Les conséquences du conflit syrien se font plus que jamais sentir sur le voisin libanais. Début août, des incursions spectaculaires de combattants jihadistes syriens ont eu lieu dans la Bekaa au nord-est du pays, à la frontière avec la Syrie. Le Front al-Nosra, branche syrienne d'al-Qaida et l'Etat islamique ont attaqué des positions de l'armée libanaise et se sont même emparés un temps du village libanais à majorité sunnite d'Ersal. Durant les combats, les jihadistes ont pris en otage une trentaine de militaire et de policiers. L'un d'eux aurait été décapité et cinq autres, des sunnites, ont été libérés samedi dernier, le 30 août. 24 d’entre eux seraient donc toujours retenus, dont des chrétiens, des Druzes et des chiites. Leurs ravisseurs menacent de les exécuter si des prisonniers jihadistes détenus à Beyrouth ne sont pas libérés.
C’est un choc pour l'opinion et il y a de quoi agiter le spectre de la haine communautaire. Avec la présence au Liban d'un million et demi de réfugiés syriens, en grande majorité des sunnites, certaines personnalités politiques expriment leur crainte de voir les camps de réfugiés devenir des bases pour les jihadistes syriens au Liban. « Nous n'avons pas d'autre solution que de fermer nos frontières, estime Farid Karam, député du parti chrétien des Forces libanaises. Les réfugiés syriens vivent parmi nous. Et il n'y a pas de mesures de sécurité, pas de mesures humanitaires. Ils sont jour après jour à la merci de criminels et deviennent une menace pour l'existence des Libanais et du Liban ».

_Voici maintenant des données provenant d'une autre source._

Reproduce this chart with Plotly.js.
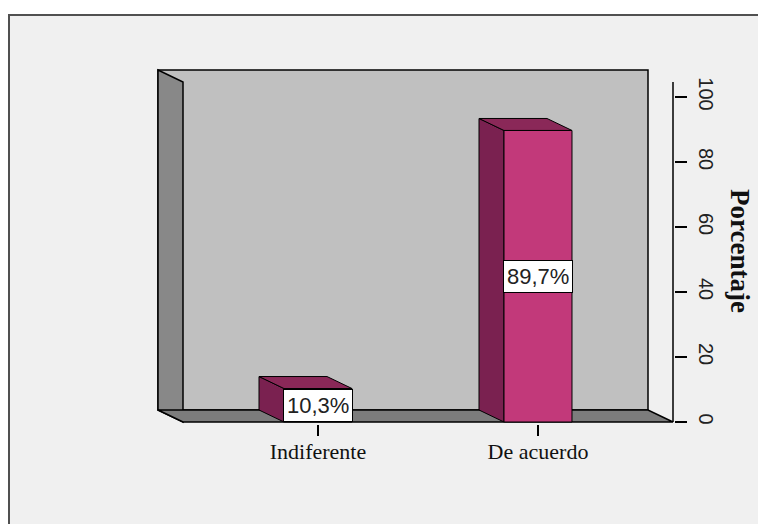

La classe politique en rang serré derrière l’armée
Mais les évènements d'Ersal ont surtout permis de resserrer les rangs autour de l'armée libanaise, qui, on le rappelle, est multiconfessionnelle. « La classe politique était divisée, mais comme des islamistes se sont attaqués aux postes de l’armée libanaise, on a vu cette classe politique réunie derrière l’armée libanaise pour la soutenir contre les extrémistes : ça, c’est une nouveauté », constate Ghassan el-Ezzi, professeur de sciences politiques à l'Université du Liban.
Les dirigeants libanais ont d'ailleurs fait appel à l'aide internationale pour équiper l'armée et lutter contre les jihadistes. Les Etats-Unis ont déjà livré des armes légères. L'aide saoudienne de 3 milliards de dollars pour financer des armes et des équipements que fournirait la France est presque finalisée. C'est ce qu'on apprenait hier, lundi, à l'occasion de la visite de trois jours à Paris du prince héritier d'Arabie saoudite et du ministre de la Défense, Salman Bin Abdulaziz Al Saoud.
Pour l'Arabie saoudite et pour les parrains occidentaux, le Liban ne doit en aucun cas être entraîné dans la spirale de la guerre civile.
Les dangers immédiats éclipsent la crise institutionnelle
Ces dangers immédiats éclipsent le vide institutionnel que connaît le pays, où deux blocs au Parlement, celui du « 14 mars » dirigé par le sunnite Saad Hariri et celui du « 8 mars » mené par le Hezbollah, ne parviennent pas à se mettre d'accord sur un président de la République. Souvent, ce genre de crise au Liban se dénoue après l’intervention des parrains régionaux, ici l'Arabie saoudite ou l'Iran. Mais pour le moment, d'autres dossiers brûlants, notamment l'Irak les occupe.
Mais pour Samer Abdallah, un des militants qui protestent en lançant des tomates contre les parlementaires pour dénoncer la prolongation du mandat du Parlement et exiger des élections législatives, c'est évident, les députés ne cherchent qu'à fuir leurs responsabilités. « Leur excuse, c'est la détérioration de la sécurité dans la Bekaa. L'année dernière, ils ont dit la même chose pour ne pas organiser les élections. Ils veulent prolonger leur mandat pour maintenir le statu quo et rester au pouvoir sans faire de compromis et sans répondre aux besoins des gens ni aux urgences du moment », s’insurge-t-il.
Les problèmes ne manquent pas, en effet, qu'ils soient nés ou accentués avec l'afflux des réfugiés. Crise sécuritaire, humanitaire, chômage, sécheresse : tous les voyants sont au rouge.